■ Problem to solve: All of the listing below must be repeated word for word. Pictures are the only thing to omit.

──────

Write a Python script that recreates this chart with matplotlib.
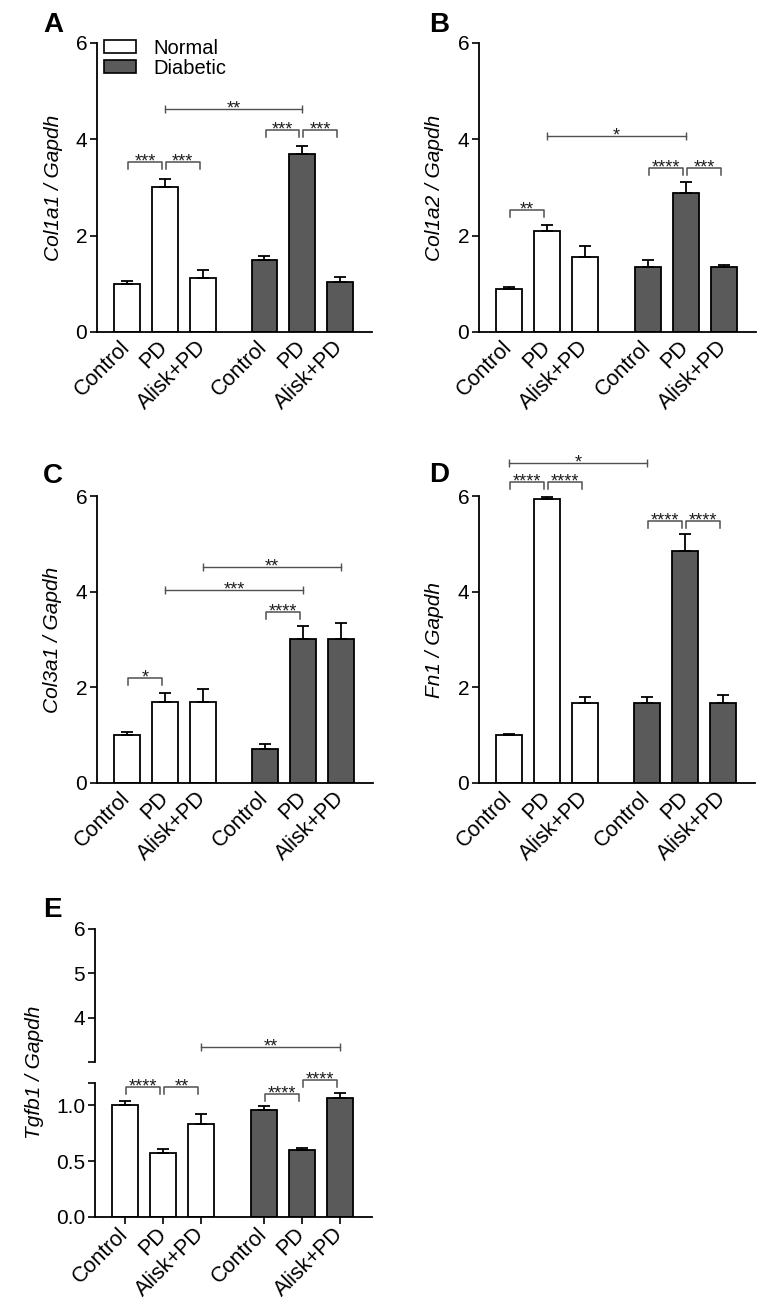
import numpy as np
import matplotlib
matplotlib.use("Agg")
import matplotlib.pyplot as plt
from matplotlib.patches import Patch

plt.rcParams['font.family'] = ['Liberation Sans', 'DejaVu Sans']

W, H = 772, 1310

treatments = ["Control", "PD", "Alisk+PD"]
tick_labels = treatments * 2
group_names = ["Normal", "Diabetic"]

# bar means and SEM (upper): Normal x3, Diabetic x3
col1a1_mean = [1.00, 3.00, 1.13, 1.49, 3.69, 1.04]
col1a1_err = [0.05, 0.17, 0.16, 0.09, 0.17, 0.10]
col1a2_mean = [0.89, 2.10, 1.56, 1.34, 2.89, 1.34]
col1a2_err = [0.04, 0.12, 0.22, 0.15, 0.22, 0.05]
col3a1_mean = [1.00, 1.69, 1.69, 0.71, 3.01, 3.01]
col3a1_err = [0.06, 0.19, 0.27, 0.10, 0.27, 0.33]
fn1_mean = [1.00, 5.94, 1.67, 1.68, 4.86, 1.67]
fn1_err = [0.02, 0.04, 0.12, 0.12, 0.34, 0.17]
tgfb1_mean = [1.00, 0.577, 0.83, 0.955, 0.60, 1.07]
tgfb1_err = [0.04, 0.035, 0.09, 0.035, 0.02, 0.04]

# significance marks: (bar i, bar j, height, stars, kind)
col1a1_sig = [(0, 1, 3.52, "***", "bracket"), (1, 2, 3.52, "***", "bracket"),
              (3, 4, 4.19, "***", "bracket"), (4, 5, 4.19, "***", "bracket"),
              (1, 4, 4.63, "**", "line")]
col1a2_sig = [(0, 1, 2.53, "**", "bracket"),
              (3, 4, 3.40, "****", "bracket"), (4, 5, 3.40, "***", "bracket"),
              (1, 4, 4.07, "*", "line")]
col3a1_sig = [(0, 1, 2.19, "*", "bracket"),
              (3, 4, 3.57, "****", "bracket"),
              (1, 4, 4.03, "***", "line"), (2, 5, 4.51, "**", "line")]
fn1_sig = [(0, 1, 6.29, "****", "bracket"), (1, 2, 6.29, "****", "bracket"),
           (3, 4, 5.48, "****", "bracket"), (4, 5, 5.48, "****", "bracket"),
           (0, 3, 6.70, "*", "line")]
tgfb1_sig = [(0, 1, 1.16, "****", "bracket"), (1, 2, 1.16, "**", "bracket"),
             (3, 4, 1.10, "****", "bracket"), (4, 5, 1.23, "****", "bracket")]
tgfb1_sig_top = [(2, 5, 3.34, "**", "line")]

positions = np.r_[np.arange(3), np.arange(3) + 3.63]
bar_colors = ["white"] * 3 + ["#5a5a5a"] * 3
sig_color = "#505050"
TICK_FS = 15
LABEL_FS = 15


def px_rect(left, top, right, bottom):
    return [left / W, 1 - bottom / H, (right - left) / W, (bottom - top) / H]


def style_axis(ax):
    for side in ("top", "right"):
        ax.spines[side].set_visible(False)
    for side in ("left", "bottom"):
        ax.spines[side].set_linewidth(1.3)
    ax.tick_params(axis="y", length=5, width=1.2, labelsize=TICK_FS, pad=2)
    ax.set_xlim(-0.79, 6.47)


def draw_bars(ax, means, errs):
    ax.bar(positions, means, width=0.68, color=bar_colors, edgecolor="black",
           linewidth=1.3, zorder=2)
    ax.errorbar(positions, means, yerr=[np.zeros(len(errs)), errs], fmt="none",
                ecolor="black", elinewidth=1.3, capsize=4.5, capthick=1.3, zorder=3)


def set_xlabels(ax, ticks=False):
    ax.set_xticks(positions)
    ax.set_xticklabels(tick_labels, rotation=45, ha="right", va="center",
                       rotation_mode="anchor", fontsize=TICK_FS + 0.5)
    ax.tick_params(axis="x", length=5 if ticks else 0, width=1.2,
                   pad=9 if not ticks else 5)


def draw_sig(ax, comps):
    bb = ax.get_window_extent()
    y0, y1 = ax.get_ylim()
    leg = 7 * (y1 - y0) / bb.height
    for i, j, y, stars, kind in comps:
        xa, xb = positions[i], positions[j]
        if kind == "bracket":
            xa, xb = xa + 0.03, xb - 0.08
            ax.plot([xa, xa, xb, xb], [y - leg, y, y, y - leg], color=sig_color,
                    lw=1.1, clip_on=False, zorder=4)
        else:
            ax.plot([xa, xb], [y, y], color=sig_color, lw=1.0, clip_on=False,
                    zorder=4)
            ax.plot([xa, xb], [y, y], ls="none", marker="|", ms=6, mew=1.0,
                    color=sig_color, clip_on=False, zorder=4)
        ax.annotate(stars, ((xa + xb) / 2, y), xytext=(0, 0), textcoords="offset points",
                    ha="center", va="center", fontsize=13, color="#1e1e1e",
                    annotation_clip=False)


fig = plt.figure(figsize=(W / 100, H / 100), dpi=100)

panels = [
    ("A", px_rect(97, 43, 372, 332), col1a1_mean, col1a1_err, col1a1_sig, "Col1a1 / Gapdh", (43, 32)),
    ("B", px_rect(479, 43, 756, 332), col1a2_mean, col1a2_err, col1a2_sig, "Col1a2 / Gapdh", (429, 32)),
    ("C", px_rect(97, 496, 373, 783), col3a1_mean, col3a1_err, col3a1_sig, "Col3a1 / Gapdh", (43, 483)),
    ("D", px_rect(479, 496, 755, 783), fn1_mean, fn1_err, fn1_sig, "Fn1 / Gapdh", (429, 482)),
]

axes = {}
for letter, rect, means, errs, sig, ylabel, lpos in panels:
    ax = fig.add_axes(rect)
    style_axis(ax)
    ax.set_ylim(0, 6)
    ax.set_yticks([0, 2, 4, 6])
    draw_bars(ax, means, errs)
    set_xlabels(ax)
    draw_sig(ax, sig)
    ax.set_ylabel(ylabel, fontsize=LABEL_FS, style="italic")
    ax.yaxis.set_label_coords(-0.125, 0.5)
    fig.text(lpos[0] / W, 1 - lpos[1] / H, letter, fontsize=20, fontweight="bold",
             va="baseline", ha="left")
    axes[letter] = ax

# legend in panel A
handles = [Patch(facecolor=c, edgecolor="black", linewidth=1.2) for c in ("white", "#5a5a5a")]
axes["A"].legend(handles, group_names, loc="upper left", bbox_to_anchor=(0.025, 1.015),
                 frameon=False, fontsize=14.5, handlelength=1.6, handleheight=0.65,
                 handletextpad=0.85, labelspacing=0.05, borderpad=0, borderaxespad=0)

# panel E with broken y axis
ax_top = fig.add_axes(px_rect(95, 929, 372, 1062))
ax_bot = fig.add_axes(px_rect(95, 1083, 372, 1217))
for ax in (ax_top, ax_bot):
    style_axis(ax)
    draw_bars(ax, tgfb1_mean, tgfb1_err)
ax_top.set_ylim(3, 6)
ax_top.set_yticks([3, 4, 5, 6])
ax_top.set_yticklabels(["", "4", "5", "6"])
ax_top.spines["bottom"].set_visible(False)
ax_top.set_xticks([])
ax_bot.set_ylim(0, 1.2)
ax_bot.set_yticks([0, 0.5, 1.0, 1.2])
ax_bot.set_yticklabels(["0.0", "0.5", "1.0", ""])
set_xlabels(ax_bot, ticks=True)
draw_sig(ax_bot, tgfb1_sig)
draw_sig(ax_top, tgfb1_sig_top)
fig.text(35 / W, 1 - 1072 / H, "Tgfb1 / Gapdh", rotation=90, ha="center", va="center",
         fontsize=LABEL_FS, style="italic")
fig.text(43 / W, 1 - 917 / H, "E", fontsize=20, fontweight="bold", va="baseline", ha="left")

fig.savefig("out.png", dpi=100)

──────

■ Written reply:
Write a Python script that recreates this chart with matplotlib.
import numpy as np
import matplotlib
matplotlib.use("Agg")
import matplotlib.pyplot as plt
from matplotlib.patches import Patch

plt.rcParams['font.family'] = ['Liberation Sans', 'DejaVu Sans']

W, H = 772, 1310

treatments = ["Control", "PD", "Alisk+PD"]
tick_labels = treatments * 2
group_names = ["Normal", "Diabetic"]

# bar means and SEM (upper): Normal x3, Diabetic x3
col1a1_mean = [1.00, 3.00, 1.13, 1.49, 3.69, 1.04]
col1a1_err = [0.05, 0.17, 0.16, 0.09, 0.17, 0.10]
col1a2_mean = [0.89, 2.10, 1.56, 1.34, 2.89, 1.34]
col1a2_err = [0.04, 0.12, 0.22, 0.15, 0.22, 0.05]
col3a1_mean = [1.00, 1.69, 1.69, 0.71, 3.01, 3.01]
col3a1_err = [0.06, 0.19, 0.27, 0.10, 0.27, 0.33]
fn1_mean = [1.00, 5.94, 1.67, 1.68, 4.86, 1.67]
fn1_err = [0.02, 0.04, 0.12, 0.12, 0.34, 0.17]
tgfb1_mean = [1.00, 0.577, 0.83, 0.955, 0.60, 1.07]
tgfb1_err = [0.04, 0.035, 0.09, 0.035, 0.02, 0.04]

# significance marks: (bar i, bar j, height, stars, kind)
col1a1_sig = [(0, 1, 3.52, "***", "bracket"), (1, 2, 3.52, "***", "bracket"),
              (3, 4, 4.19, "***", "bracket"), (4, 5, 4.19, "***", "bracket"),
              (1, 4, 4.63, "**", "line")]
col1a2_sig = [(0, 1, 2.53, "**", "bracket"),
              (3, 4, 3.40, "****", "bracket"), (4, 5, 3.40, "***", "bracket"),
              (1, 4, 4.07, "*", "line")]
col3a1_sig = [(0, 1, 2.19, "*", "bracket"),
              (3, 4, 3.57, "****", "bracket"),
              (1, 4, 4.03, "***", "line"), (2, 5, 4.51, "**", "line")]
fn1_sig = [(0, 1, 6.29, "****", "bracket"), (1, 2, 6.29, "****", "bracket"),
           (3, 4, 5.48, "****", "bracket"), (4, 5, 5.48, "****", "bracket"),
           (0, 3, 6.70, "*", "line")]
tgfb1_sig = [(0, 1, 1.16, "****", "bracket"), (1, 2, 1.16, "**", "bracket"),
             (3, 4, 1.10, "****", "bracket"), (4, 5, 1.23, "****", "bracket")]
tgfb1_sig_top = [(2, 5, 3.34, "**", "line")]

positions = np.r_[np.arange(3), np.arange(3) + 3.63]
bar_colors = ["white"] * 3 + ["#5a5a5a"] * 3
sig_color = "#505050"
TICK_FS = 15
LABEL_FS = 15


def px_rect(left, top, right, bottom):
    return [left / W, 1 - bottom / H, (right - left) / W, (bottom - top) / H]


def style_axis(ax):
    for side in ("top", "right"):
        ax.spines[side].set_visible(False)
    for side in ("left", "bottom"):
        ax.spines[side].set_linewidth(1.3)
    ax.tick_params(axis="y", length=5, width=1.2, labelsize=TICK_FS, pad=2)
    ax.set_xlim(-0.79, 6.47)


def draw_bars(ax, means, errs):
    ax.bar(positions, means, width=0.68, color=bar_colors, edgecolor="black",
           linewidth=1.3, zorder=2)
    ax.errorbar(positions, means, yerr=[np.zeros(len(errs)), errs], fmt="none",
                ecolor="black", elinewidth=1.3, capsize=4.5, capthick=1.3, zorder=3)


def set_xlabels(ax, ticks=False):
    ax.set_xticks(positions)
    ax.set_xticklabels(tick_labels, rotation=45, ha="right", va="center",
                       rotation_mode="anchor", fontsize=TICK_FS + 0.5)
    ax.tick_params(axis="x", length=5 if ticks else 0, width=1.2,
                   pad=9 if not ticks else 5)


def draw_sig(ax, comps):
    bb = ax.get_window_extent()
    y0, y1 = ax.get_ylim()
    leg = 7 * (y1 - y0) / bb.height
    for i, j, y, stars, kind in comps:
        xa, xb = positions[i], positions[j]
        if kind == "bracket":
            xa, xb = xa + 0.03, xb - 0.08
            ax.plot([xa, xa, xb, xb], [y - leg, y, y, y - leg], color=sig_color,
                    lw=1.1, clip_on=False, zorder=4)
        else:
            ax.plot([xa, xb], [y, y], color=sig_color, lw=1.0, clip_on=False,
                    zorder=4)
            ax.plot([xa, xb], [y, y], ls="none", marker="|", ms=6, mew=1.0,
                    color=sig_color, clip_on=False, zorder=4)
        ax.annotate(stars, ((xa + xb) / 2, y), xytext=(0, 0), textcoords="offset points",
                    ha="center", va="center", fontsize=13, color="#1e1e1e",
                    annotation_clip=False)


fig = plt.figure(figsize=(W / 100, H / 100), dpi=100)

panels = [
    ("A", px_rect(97, 43, 372, 332), col1a1_mean, col1a1_err, col1a1_sig, "Col1a1 / Gapdh", (43, 32)),
    ("B", px_rect(479, 43, 756, 332), col1a2_mean, col1a2_err, col1a2_sig, "Col1a2 / Gapdh", (429, 32)),
    ("C", px_rect(97, 496, 373, 783), col3a1_mean, col3a1_err, col3a1_sig, "Col3a1 / Gapdh", (43, 483)),
    ("D", px_rect(479, 496, 755, 783), fn1_mean, fn1_err, fn1_sig, "Fn1 / Gapdh", (429, 482)),
]

axes = {}
for letter, rect, means, errs, sig, ylabel, lpos in panels:
    ax = fig.add_axes(rect)
    style_axis(ax)
    ax.set_ylim(0, 6)
    ax.set_yticks([0, 2, 4, 6])
    draw_bars(ax, means, errs)
    set_xlabels(ax)
    draw_sig(ax, sig)
    ax.set_ylabel(ylabel, fontsize=LABEL_FS, style="italic")
    ax.yaxis.set_label_coords(-0.125, 0.5)
    fig.text(lpos[0] / W, 1 - lpos[1] / H, letter, fontsize=20, fontweight="bold",
             va="baseline", ha="left")
    axes[letter] = ax

# legend in panel A
handles = [Patch(facecolor=c, edgecolor="black", linewidth=1.2) for c in ("white", "#5a5a5a")]
axes["A"].legend(handles, group_names, loc="upper left", bbox_to_anchor=(0.025, 1.015),
                 frameon=False, fontsize=14.5, handlelength=1.6, handleheight=0.65,
                 handletextpad=0.85, labelspacing=0.05, borderpad=0, borderaxespad=0)

# panel E with broken y axis
ax_top = fig.add_axes(px_rect(95, 929, 372, 1062))
ax_bot = fig.add_axes(px_rect(95, 1083, 372, 1217))
for ax in (ax_top, ax_bot):
    style_axis(ax)
    draw_bars(ax, tgfb1_mean, tgfb1_err)
ax_top.set_ylim(3, 6)
ax_top.set_yticks([3, 4, 5, 6])
ax_top.set_yticklabels(["", "4", "5", "6"])
ax_top.spines["bottom"].set_visible(False)
ax_top.set_xticks([])
ax_bot.set_ylim(0, 1.2)
ax_bot.set_yticks([0, 0.5, 1.0, 1.2])
ax_bot.set_yticklabels(["0.0", "0.5", "1.0", ""])
set_xlabels(ax_bot, ticks=True)
draw_sig(ax_bot, tgfb1_sig)
draw_sig(ax_top, tgfb1_sig_top)
fig.text(35 / W, 1 - 1072 / H, "Tgfb1 / Gapdh", rotation=90, ha="center", va="center",
         fontsize=LABEL_FS, style="italic")
fig.text(43 / W, 1 - 917 / H, "E", fontsize=20, fontweight="bold", va="baseline", ha="left")

fig.savefig("out.png", dpi=100)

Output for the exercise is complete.